Copy the data that follows exactly. Include no pictures.
• • • • •
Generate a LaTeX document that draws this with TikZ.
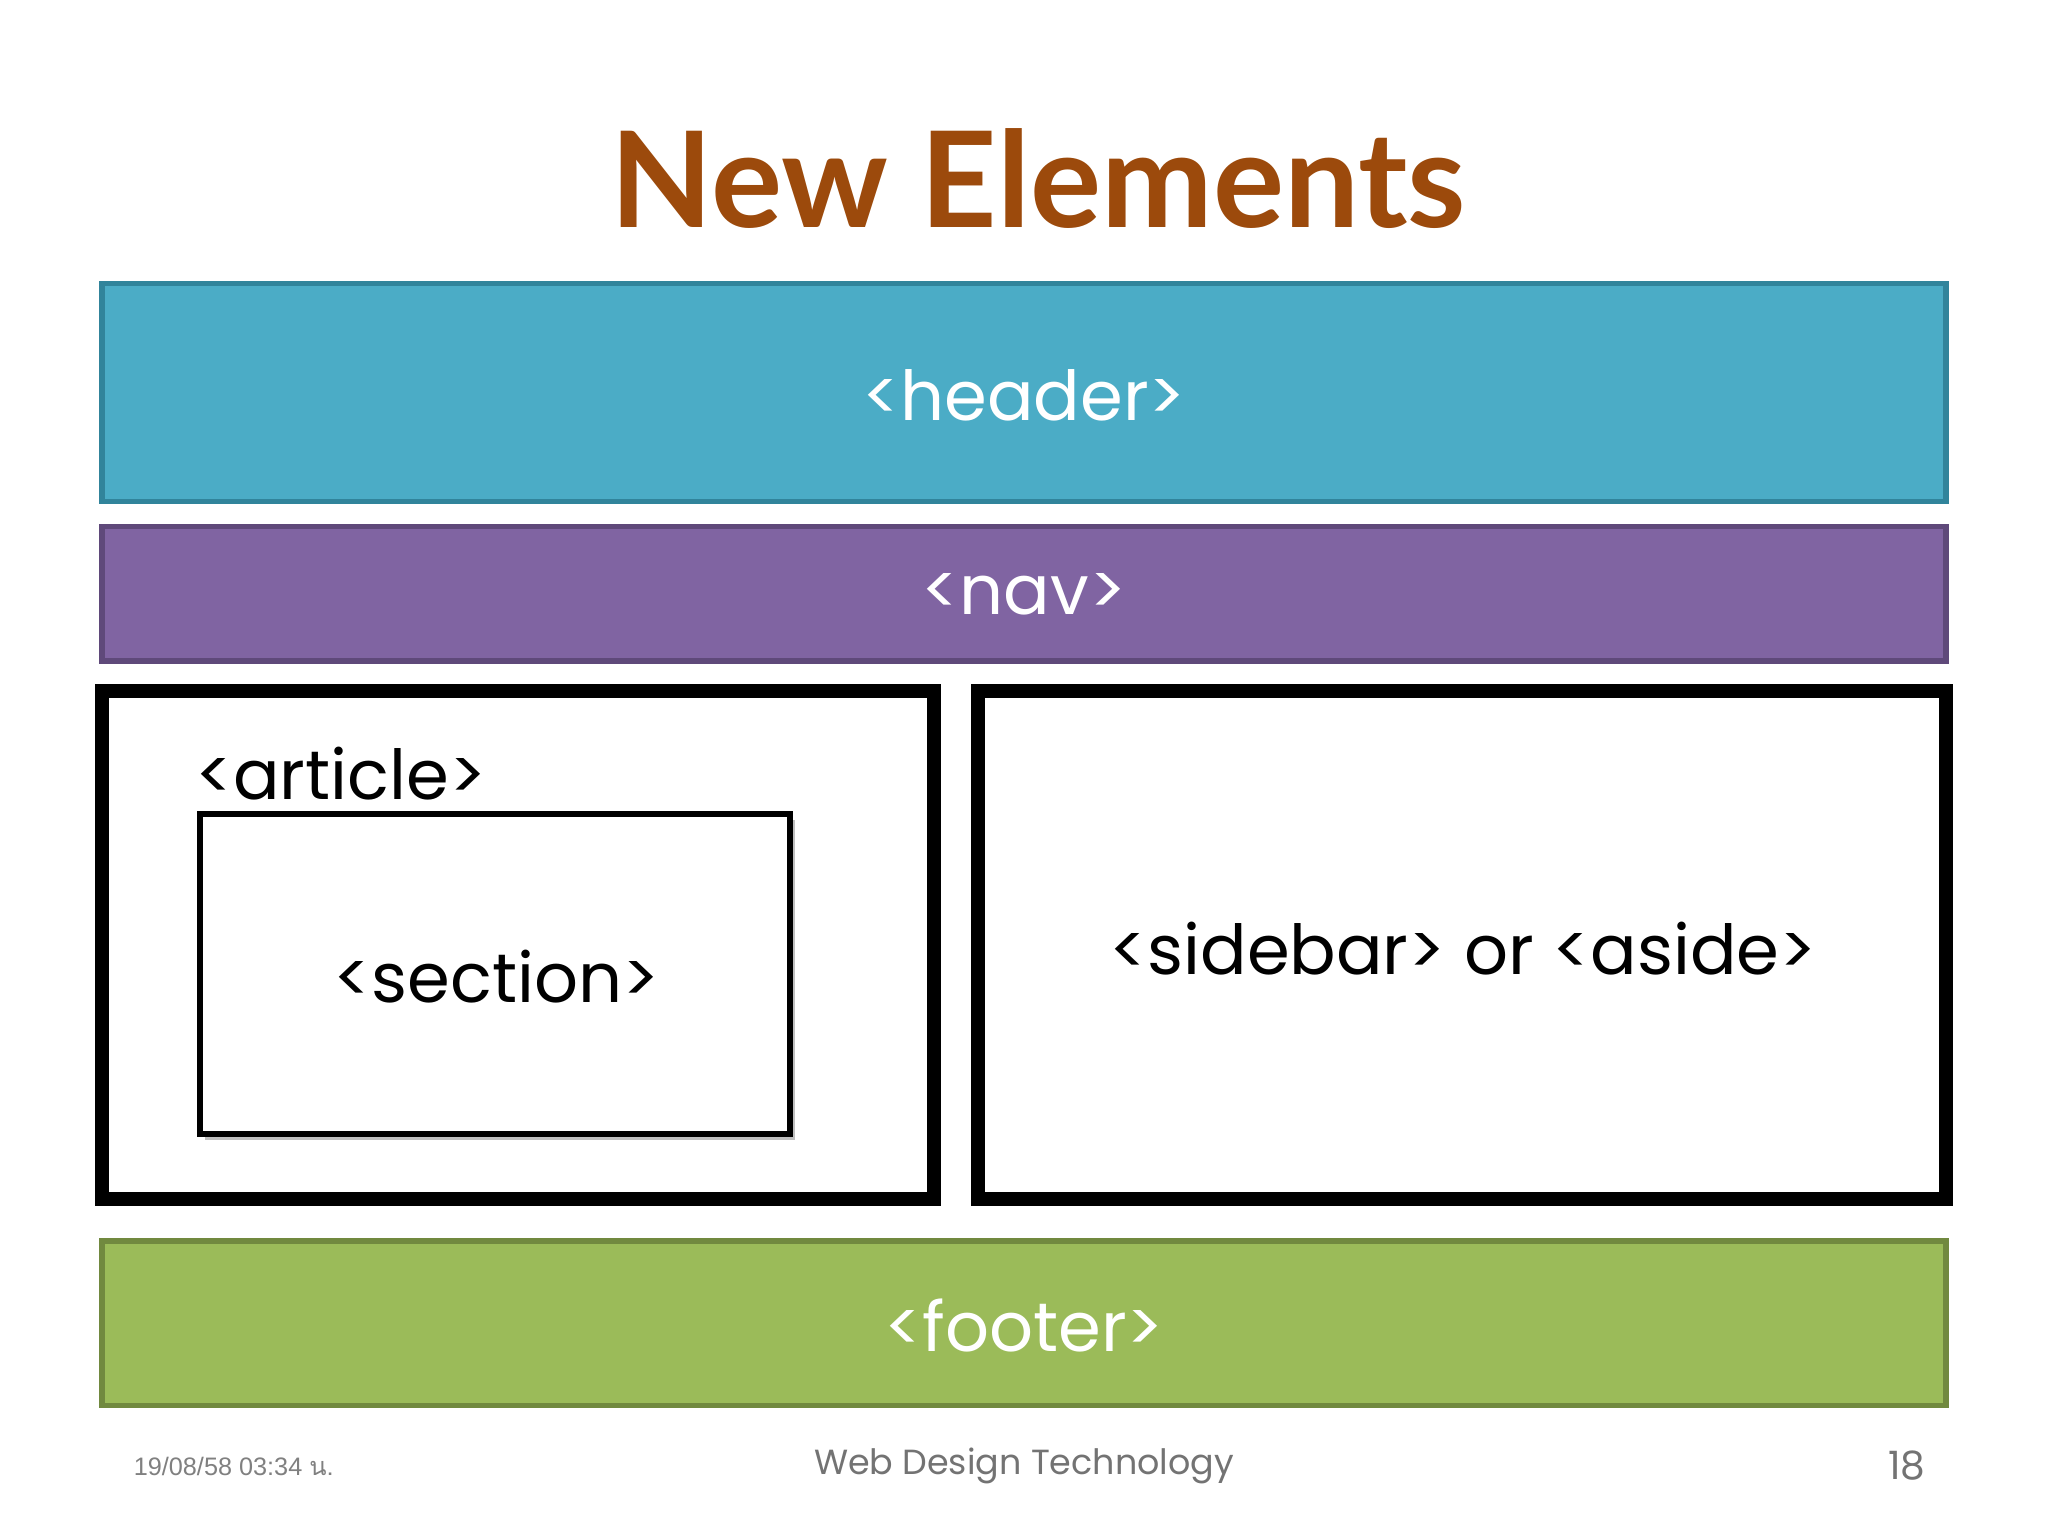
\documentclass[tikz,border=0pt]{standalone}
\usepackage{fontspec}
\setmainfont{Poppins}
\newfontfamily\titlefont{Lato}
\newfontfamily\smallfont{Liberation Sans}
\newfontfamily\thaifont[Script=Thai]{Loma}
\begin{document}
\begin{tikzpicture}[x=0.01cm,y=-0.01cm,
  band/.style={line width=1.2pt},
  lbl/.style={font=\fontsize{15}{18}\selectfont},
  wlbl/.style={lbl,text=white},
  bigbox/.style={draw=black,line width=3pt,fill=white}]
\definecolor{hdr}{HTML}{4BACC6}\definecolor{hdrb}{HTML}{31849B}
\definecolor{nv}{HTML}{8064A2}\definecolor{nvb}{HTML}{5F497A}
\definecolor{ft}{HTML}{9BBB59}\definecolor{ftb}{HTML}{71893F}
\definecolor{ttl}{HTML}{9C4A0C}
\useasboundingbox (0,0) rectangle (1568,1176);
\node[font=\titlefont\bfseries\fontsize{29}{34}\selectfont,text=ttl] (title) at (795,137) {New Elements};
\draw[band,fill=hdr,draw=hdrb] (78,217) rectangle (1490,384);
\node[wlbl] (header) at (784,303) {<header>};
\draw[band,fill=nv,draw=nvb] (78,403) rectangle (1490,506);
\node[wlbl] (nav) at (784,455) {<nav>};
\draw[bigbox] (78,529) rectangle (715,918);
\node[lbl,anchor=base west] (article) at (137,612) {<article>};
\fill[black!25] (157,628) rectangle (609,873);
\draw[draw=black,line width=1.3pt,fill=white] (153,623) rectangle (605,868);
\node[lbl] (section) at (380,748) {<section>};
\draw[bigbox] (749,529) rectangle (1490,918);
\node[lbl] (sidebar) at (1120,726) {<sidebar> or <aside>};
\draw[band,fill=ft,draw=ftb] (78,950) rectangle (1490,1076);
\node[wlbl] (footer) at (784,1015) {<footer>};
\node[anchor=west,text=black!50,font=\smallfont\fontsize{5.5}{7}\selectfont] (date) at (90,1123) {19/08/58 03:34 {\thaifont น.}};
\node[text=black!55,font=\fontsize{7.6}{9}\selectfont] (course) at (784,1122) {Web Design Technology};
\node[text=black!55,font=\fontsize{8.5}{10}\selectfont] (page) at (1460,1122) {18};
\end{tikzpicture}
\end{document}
• • • • •
SOLUTION:
Generate a LaTeX document that draws this with TikZ.
\documentclass[tikz,border=0pt]{standalone}
\usepackage{fontspec}
\setmainfont{Poppins}
\newfontfamily\titlefont{Lato}
\newfontfamily\smallfont{Liberation Sans}
\newfontfamily\thaifont[Script=Thai]{Loma}
\begin{document}
\begin{tikzpicture}[x=0.01cm,y=-0.01cm,
  band/.style={line width=1.2pt},
  lbl/.style={font=\fontsize{15}{18}\selectfont},
  wlbl/.style={lbl,text=white},
  bigbox/.style={draw=black,line width=3pt,fill=white}]
\definecolor{hdr}{HTML}{4BACC6}\definecolor{hdrb}{HTML}{31849B}
\definecolor{nv}{HTML}{8064A2}\definecolor{nvb}{HTML}{5F497A}
\definecolor{ft}{HTML}{9BBB59}\definecolor{ftb}{HTML}{71893F}
\definecolor{ttl}{HTML}{9C4A0C}
\useasboundingbox (0,0) rectangle (1568,1176);
\node[font=\titlefont\bfseries\fontsize{29}{34}\selectfont,text=ttl] (title) at (795,137) {New Elements};
\draw[band,fill=hdr,draw=hdrb] (78,217) rectangle (1490,384);
\node[wlbl] (header) at (784,303) {<header>};
\draw[band,fill=nv,draw=nvb] (78,403) rectangle (1490,506);
\node[wlbl] (nav) at (784,455) {<nav>};
\draw[bigbox] (78,529) rectangle (715,918);
\node[lbl,anchor=base west] (article) at (137,612) {<article>};
\fill[black!25] (157,628) rectangle (609,873);
\draw[draw=black,line width=1.3pt,fill=white] (153,623) rectangle (605,868);
\node[lbl] (section) at (380,748) {<section>};
\draw[bigbox] (749,529) rectangle (1490,918);
\node[lbl] (sidebar) at (1120,726) {<sidebar> or <aside>};
\draw[band,fill=ft,draw=ftb] (78,950) rectangle (1490,1076);
\node[wlbl] (footer) at (784,1015) {<footer>};
\node[anchor=west,text=black!50,font=\smallfont\fontsize{5.5}{7}\selectfont] (date) at (90,1123) {19/08/58 03:34 {\thaifont น.}};
\node[text=black!55,font=\fontsize{7.6}{9}\selectfont] (course) at (784,1122) {Web Design Technology};
\node[text=black!55,font=\fontsize{8.5}{10}\selectfont] (page) at (1460,1122) {18};
\end{tikzpicture}
\end{document}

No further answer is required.